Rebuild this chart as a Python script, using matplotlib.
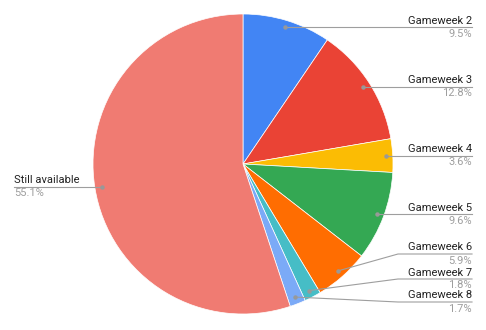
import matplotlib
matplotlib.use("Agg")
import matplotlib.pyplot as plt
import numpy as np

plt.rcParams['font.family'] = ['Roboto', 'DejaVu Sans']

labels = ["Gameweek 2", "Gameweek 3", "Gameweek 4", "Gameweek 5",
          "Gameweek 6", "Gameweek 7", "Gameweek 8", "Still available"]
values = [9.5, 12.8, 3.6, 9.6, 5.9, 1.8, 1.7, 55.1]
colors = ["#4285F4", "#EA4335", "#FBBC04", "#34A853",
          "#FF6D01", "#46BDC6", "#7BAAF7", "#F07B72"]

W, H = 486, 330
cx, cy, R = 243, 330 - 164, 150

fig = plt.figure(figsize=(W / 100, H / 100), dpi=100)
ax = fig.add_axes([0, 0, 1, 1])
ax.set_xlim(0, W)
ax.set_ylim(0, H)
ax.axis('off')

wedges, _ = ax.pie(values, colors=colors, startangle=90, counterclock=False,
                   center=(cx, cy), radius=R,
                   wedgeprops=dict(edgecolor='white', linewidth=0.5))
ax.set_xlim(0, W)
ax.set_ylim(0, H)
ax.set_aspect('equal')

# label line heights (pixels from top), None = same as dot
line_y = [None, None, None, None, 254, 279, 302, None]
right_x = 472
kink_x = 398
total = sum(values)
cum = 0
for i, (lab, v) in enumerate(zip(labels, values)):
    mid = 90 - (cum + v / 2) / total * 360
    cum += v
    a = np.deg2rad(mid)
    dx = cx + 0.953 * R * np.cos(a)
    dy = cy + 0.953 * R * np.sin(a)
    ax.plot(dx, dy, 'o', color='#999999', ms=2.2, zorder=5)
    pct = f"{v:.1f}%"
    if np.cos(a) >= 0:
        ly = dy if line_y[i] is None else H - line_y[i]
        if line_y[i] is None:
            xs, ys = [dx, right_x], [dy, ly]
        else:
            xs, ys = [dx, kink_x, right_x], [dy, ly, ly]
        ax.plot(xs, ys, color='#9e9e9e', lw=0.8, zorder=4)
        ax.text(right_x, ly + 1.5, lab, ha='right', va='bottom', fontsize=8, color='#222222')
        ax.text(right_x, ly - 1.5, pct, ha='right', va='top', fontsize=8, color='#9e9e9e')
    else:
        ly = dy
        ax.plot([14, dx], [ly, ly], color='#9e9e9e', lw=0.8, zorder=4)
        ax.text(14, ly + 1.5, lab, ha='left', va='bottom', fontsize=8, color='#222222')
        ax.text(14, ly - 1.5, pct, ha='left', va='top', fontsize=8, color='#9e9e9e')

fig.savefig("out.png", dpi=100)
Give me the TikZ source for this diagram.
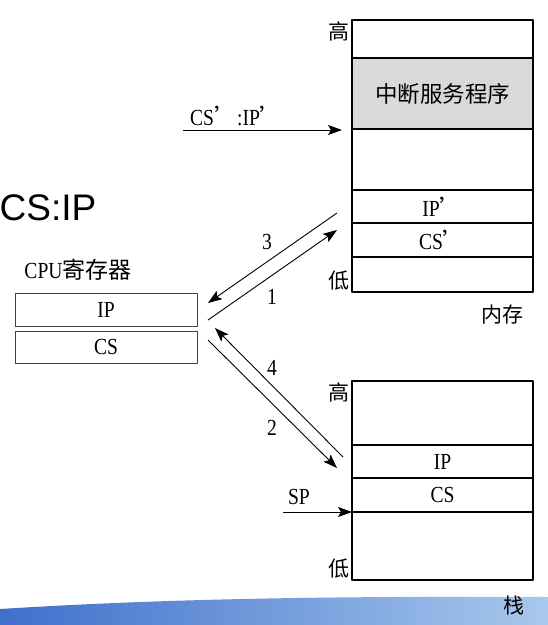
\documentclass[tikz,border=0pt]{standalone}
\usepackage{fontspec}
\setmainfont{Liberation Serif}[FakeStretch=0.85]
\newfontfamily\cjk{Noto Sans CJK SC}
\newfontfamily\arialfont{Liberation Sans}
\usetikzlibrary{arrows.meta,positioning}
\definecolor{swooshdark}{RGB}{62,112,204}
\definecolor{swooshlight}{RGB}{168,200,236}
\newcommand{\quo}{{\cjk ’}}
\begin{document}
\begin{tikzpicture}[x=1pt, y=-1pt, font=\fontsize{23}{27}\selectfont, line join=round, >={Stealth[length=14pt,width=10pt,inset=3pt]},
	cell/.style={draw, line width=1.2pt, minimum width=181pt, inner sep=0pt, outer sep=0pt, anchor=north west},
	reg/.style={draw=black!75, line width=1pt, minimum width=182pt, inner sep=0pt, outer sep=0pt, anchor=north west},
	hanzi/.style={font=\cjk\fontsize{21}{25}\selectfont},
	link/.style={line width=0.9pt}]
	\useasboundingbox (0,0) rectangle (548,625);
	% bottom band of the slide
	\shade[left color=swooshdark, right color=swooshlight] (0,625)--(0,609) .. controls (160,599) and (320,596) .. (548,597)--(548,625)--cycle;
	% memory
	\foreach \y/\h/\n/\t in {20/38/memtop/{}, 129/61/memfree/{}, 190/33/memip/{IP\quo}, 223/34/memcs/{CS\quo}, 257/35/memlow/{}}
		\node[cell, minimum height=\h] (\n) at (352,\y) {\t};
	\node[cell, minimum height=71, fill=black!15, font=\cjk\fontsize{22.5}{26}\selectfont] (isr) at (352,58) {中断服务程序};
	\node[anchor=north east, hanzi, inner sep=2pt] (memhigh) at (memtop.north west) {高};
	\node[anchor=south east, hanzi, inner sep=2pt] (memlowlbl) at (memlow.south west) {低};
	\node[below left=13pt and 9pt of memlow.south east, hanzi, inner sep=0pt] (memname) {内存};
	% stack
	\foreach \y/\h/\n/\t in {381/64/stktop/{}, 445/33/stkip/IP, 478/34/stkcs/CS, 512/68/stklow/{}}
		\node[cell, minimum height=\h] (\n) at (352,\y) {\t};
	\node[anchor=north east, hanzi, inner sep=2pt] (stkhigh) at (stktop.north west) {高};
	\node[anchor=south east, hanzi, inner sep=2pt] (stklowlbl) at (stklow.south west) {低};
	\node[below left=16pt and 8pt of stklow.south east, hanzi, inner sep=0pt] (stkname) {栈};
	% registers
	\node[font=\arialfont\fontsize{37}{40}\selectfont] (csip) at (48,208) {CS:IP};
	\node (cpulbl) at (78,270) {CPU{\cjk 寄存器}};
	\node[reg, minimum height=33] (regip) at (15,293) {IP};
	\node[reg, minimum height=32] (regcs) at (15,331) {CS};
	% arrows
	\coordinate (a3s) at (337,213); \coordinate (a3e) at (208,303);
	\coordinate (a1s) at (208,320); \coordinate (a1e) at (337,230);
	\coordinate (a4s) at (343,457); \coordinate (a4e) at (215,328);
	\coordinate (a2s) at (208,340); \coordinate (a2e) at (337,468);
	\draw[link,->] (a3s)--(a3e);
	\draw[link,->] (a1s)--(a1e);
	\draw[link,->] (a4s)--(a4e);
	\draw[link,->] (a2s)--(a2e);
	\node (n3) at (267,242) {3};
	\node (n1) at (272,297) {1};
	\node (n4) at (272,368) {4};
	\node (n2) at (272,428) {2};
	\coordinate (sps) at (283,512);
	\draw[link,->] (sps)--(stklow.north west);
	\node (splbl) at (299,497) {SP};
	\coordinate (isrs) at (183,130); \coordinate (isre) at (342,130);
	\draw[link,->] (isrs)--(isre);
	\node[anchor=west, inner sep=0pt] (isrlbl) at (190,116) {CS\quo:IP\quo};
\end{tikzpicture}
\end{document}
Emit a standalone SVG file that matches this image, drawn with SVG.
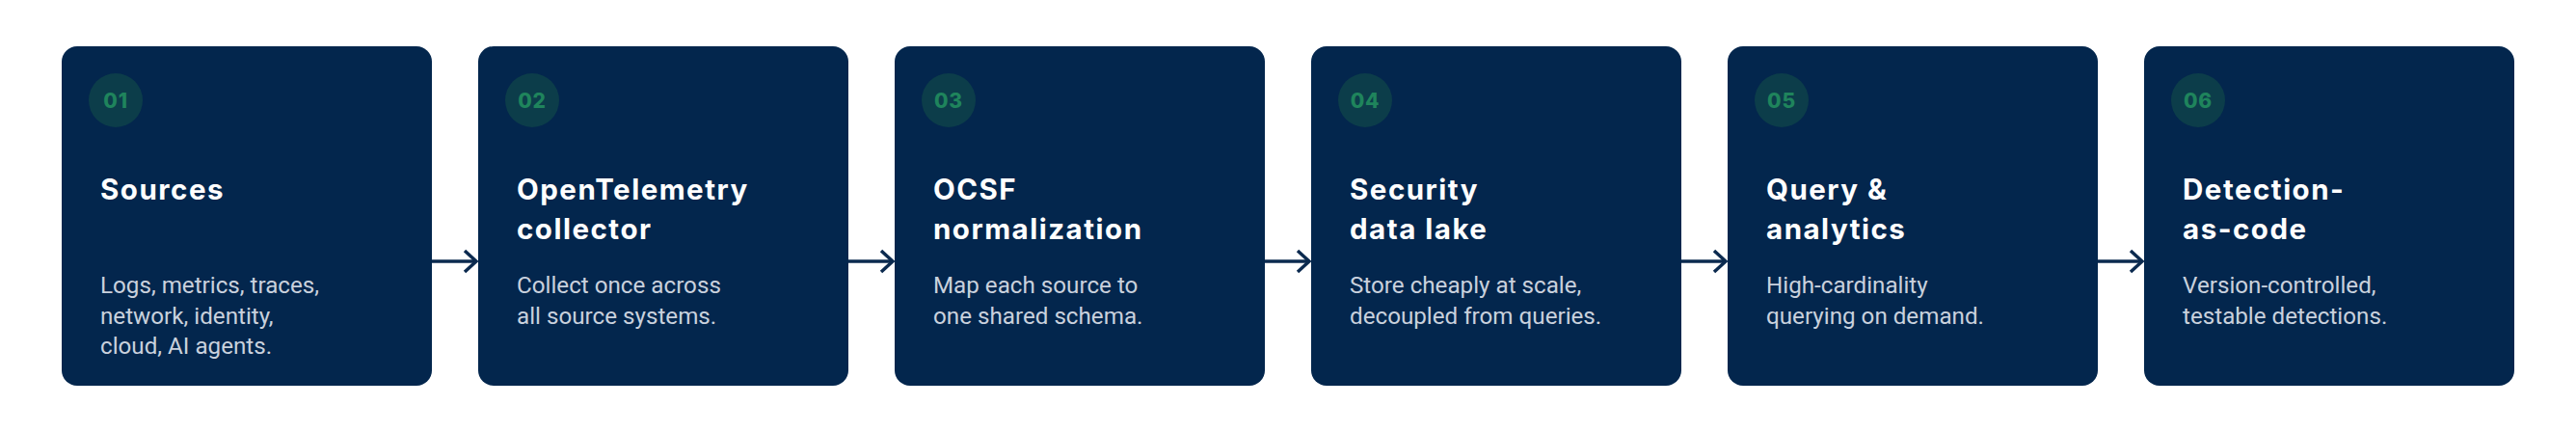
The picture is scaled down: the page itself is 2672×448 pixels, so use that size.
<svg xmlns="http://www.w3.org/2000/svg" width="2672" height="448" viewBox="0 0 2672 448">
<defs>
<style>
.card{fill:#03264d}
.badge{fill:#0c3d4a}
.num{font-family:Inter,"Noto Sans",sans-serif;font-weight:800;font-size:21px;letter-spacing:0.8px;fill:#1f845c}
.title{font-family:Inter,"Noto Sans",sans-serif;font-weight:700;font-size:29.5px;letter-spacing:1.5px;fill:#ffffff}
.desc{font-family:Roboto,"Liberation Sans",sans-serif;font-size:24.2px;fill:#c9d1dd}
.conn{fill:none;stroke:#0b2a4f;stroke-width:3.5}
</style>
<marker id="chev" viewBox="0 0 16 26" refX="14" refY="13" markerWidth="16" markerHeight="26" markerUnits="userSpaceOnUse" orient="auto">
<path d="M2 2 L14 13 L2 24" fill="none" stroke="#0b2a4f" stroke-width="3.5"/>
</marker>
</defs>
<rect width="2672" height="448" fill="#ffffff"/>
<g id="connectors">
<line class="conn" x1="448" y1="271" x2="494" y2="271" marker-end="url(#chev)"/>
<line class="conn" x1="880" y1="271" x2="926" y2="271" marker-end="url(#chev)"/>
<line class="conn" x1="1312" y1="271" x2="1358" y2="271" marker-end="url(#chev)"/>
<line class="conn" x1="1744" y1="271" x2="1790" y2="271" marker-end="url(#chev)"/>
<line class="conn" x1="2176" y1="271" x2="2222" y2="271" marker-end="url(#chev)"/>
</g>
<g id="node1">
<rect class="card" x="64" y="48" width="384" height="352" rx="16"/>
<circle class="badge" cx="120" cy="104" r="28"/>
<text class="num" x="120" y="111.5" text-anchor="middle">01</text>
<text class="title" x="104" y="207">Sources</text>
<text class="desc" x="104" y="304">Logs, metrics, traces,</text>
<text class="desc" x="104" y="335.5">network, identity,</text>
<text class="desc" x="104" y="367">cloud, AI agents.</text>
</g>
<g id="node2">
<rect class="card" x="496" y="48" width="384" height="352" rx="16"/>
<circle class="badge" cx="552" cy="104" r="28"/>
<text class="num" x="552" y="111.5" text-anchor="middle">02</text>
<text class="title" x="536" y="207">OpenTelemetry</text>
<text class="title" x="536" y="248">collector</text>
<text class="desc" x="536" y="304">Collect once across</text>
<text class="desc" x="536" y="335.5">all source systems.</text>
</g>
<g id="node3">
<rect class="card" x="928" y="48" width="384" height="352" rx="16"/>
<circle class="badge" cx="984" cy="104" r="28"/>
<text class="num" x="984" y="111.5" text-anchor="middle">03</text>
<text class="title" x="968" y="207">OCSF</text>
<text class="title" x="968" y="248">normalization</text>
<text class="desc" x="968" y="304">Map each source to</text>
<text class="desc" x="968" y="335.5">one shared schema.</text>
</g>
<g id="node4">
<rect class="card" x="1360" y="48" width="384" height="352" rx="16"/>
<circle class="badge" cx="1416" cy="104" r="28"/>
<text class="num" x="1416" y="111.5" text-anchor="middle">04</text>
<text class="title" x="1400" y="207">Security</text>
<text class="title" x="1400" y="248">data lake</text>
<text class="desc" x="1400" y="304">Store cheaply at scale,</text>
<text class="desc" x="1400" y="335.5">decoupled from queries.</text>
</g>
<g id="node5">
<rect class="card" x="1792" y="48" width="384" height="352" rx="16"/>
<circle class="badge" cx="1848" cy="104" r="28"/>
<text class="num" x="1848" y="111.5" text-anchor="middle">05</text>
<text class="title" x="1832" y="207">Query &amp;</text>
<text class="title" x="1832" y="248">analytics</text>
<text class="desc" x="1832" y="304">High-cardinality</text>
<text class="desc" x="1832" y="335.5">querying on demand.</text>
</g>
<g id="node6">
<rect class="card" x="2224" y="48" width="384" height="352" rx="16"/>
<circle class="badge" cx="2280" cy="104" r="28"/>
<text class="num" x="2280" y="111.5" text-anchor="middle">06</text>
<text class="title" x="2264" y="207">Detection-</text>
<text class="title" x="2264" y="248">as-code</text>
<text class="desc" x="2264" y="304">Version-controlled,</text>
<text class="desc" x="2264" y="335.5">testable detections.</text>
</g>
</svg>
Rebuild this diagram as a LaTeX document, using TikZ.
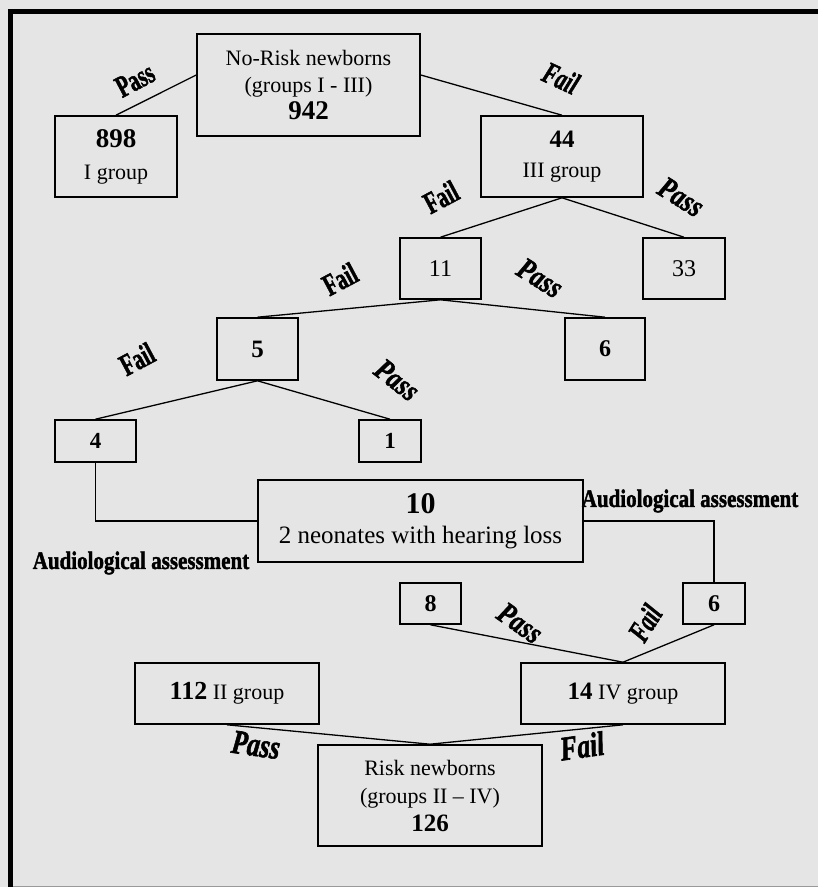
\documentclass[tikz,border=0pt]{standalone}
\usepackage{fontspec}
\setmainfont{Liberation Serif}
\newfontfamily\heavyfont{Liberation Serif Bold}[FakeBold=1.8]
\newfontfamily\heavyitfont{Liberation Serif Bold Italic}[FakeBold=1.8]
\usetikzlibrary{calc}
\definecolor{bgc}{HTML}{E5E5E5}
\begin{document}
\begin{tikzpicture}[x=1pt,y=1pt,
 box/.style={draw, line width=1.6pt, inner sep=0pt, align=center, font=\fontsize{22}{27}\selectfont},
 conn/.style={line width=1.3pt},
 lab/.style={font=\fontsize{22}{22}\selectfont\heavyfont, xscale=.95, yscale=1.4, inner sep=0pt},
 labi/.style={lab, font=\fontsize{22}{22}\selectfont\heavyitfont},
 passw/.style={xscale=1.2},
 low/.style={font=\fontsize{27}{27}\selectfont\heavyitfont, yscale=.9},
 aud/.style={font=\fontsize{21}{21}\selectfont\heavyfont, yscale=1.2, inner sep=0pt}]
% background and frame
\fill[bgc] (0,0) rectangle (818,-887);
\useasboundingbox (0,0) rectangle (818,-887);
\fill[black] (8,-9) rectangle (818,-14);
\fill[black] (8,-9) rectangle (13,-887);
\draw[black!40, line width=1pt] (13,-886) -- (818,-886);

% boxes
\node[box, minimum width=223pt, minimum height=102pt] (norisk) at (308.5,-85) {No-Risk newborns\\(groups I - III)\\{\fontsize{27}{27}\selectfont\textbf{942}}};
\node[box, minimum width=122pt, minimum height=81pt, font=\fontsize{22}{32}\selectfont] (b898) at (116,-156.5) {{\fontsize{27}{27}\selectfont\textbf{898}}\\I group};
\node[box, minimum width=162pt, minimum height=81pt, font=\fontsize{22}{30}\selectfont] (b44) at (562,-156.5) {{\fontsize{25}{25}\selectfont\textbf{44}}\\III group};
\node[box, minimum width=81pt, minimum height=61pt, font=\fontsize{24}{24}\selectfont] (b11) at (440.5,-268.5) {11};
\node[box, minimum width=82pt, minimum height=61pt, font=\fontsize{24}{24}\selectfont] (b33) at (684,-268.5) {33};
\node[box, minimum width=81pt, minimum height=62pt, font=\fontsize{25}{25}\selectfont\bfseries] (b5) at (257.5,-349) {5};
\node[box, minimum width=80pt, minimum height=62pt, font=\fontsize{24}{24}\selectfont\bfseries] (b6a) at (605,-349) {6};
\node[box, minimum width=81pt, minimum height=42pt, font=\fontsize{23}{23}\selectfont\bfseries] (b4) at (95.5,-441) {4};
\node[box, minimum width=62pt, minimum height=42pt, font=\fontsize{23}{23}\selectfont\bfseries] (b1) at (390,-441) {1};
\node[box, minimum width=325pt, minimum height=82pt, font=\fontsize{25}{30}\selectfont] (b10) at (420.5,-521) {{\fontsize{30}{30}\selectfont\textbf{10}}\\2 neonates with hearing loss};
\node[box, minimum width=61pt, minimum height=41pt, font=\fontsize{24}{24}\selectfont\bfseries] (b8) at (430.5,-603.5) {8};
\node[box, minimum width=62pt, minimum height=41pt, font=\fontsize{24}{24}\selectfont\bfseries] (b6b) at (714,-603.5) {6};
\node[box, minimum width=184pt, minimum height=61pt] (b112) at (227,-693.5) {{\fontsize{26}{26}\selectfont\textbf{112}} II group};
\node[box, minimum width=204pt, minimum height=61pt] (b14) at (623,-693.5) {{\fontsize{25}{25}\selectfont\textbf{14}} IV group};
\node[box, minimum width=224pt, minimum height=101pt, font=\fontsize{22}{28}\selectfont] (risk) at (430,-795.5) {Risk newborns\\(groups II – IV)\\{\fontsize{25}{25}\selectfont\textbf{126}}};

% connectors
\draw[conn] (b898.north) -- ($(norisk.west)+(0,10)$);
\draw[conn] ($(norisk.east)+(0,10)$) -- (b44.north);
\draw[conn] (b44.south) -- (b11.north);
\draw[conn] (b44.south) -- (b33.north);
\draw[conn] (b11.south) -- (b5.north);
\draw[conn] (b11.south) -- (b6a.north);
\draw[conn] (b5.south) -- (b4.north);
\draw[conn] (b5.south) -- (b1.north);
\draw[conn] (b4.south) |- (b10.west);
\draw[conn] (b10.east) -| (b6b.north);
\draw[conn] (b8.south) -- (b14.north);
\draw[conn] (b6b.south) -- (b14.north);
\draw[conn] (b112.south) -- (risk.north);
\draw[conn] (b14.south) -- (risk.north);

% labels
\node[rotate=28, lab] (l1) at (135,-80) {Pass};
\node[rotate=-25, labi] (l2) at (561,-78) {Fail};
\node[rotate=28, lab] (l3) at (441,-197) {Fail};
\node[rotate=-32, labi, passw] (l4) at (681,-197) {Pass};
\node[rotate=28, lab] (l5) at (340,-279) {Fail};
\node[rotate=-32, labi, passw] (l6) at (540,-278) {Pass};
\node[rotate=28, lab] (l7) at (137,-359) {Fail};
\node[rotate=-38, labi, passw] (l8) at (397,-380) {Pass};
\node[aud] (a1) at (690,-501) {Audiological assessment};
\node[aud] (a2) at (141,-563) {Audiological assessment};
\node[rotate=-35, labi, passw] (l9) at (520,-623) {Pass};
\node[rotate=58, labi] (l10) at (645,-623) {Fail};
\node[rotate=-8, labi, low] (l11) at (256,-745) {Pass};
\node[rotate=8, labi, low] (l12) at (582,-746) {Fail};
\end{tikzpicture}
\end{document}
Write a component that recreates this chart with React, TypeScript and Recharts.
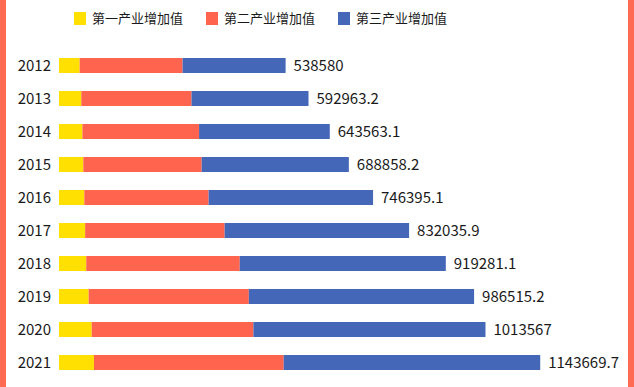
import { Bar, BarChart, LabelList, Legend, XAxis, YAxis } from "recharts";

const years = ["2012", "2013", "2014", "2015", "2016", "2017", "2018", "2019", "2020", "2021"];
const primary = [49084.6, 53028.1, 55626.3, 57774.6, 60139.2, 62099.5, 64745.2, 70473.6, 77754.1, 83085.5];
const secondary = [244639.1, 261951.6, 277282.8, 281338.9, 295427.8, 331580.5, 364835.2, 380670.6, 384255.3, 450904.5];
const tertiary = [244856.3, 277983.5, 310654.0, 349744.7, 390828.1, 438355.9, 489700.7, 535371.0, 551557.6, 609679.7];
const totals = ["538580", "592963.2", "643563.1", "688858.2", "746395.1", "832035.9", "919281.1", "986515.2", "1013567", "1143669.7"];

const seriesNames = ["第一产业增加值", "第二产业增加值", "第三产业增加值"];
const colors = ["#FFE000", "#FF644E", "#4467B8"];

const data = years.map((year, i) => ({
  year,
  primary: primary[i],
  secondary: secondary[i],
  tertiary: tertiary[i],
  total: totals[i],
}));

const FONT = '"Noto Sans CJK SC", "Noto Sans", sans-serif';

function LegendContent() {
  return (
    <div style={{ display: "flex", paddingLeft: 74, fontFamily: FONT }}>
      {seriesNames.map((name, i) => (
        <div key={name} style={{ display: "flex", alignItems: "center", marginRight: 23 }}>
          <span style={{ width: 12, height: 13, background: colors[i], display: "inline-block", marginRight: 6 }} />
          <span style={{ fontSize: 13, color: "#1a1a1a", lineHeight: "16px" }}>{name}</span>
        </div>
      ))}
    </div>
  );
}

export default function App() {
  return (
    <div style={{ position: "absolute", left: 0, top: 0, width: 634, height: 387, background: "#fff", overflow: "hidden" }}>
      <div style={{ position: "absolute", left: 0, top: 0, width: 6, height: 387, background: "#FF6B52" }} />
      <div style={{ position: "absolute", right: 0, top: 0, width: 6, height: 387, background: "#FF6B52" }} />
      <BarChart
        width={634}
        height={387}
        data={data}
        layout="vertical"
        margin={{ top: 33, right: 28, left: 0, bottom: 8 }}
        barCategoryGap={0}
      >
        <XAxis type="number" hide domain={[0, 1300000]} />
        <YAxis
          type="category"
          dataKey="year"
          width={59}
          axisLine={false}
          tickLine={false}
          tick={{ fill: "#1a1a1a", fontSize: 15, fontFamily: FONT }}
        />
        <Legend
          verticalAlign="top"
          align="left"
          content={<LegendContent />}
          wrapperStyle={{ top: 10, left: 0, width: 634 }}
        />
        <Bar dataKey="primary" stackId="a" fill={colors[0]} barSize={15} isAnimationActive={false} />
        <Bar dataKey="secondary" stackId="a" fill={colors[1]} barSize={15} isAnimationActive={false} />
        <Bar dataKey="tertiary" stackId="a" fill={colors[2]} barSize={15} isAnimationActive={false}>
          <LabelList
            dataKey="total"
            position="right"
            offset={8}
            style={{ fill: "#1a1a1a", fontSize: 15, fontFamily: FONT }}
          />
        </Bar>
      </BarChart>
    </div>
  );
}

OBJECTIVE => Pull every line containing "using" from the data.

RESULT FOR THIS TASK =>
Rebuild this chart as a Python script, using matplotlib.
Rebuild this diagram as a LaTeX document, using TikZ.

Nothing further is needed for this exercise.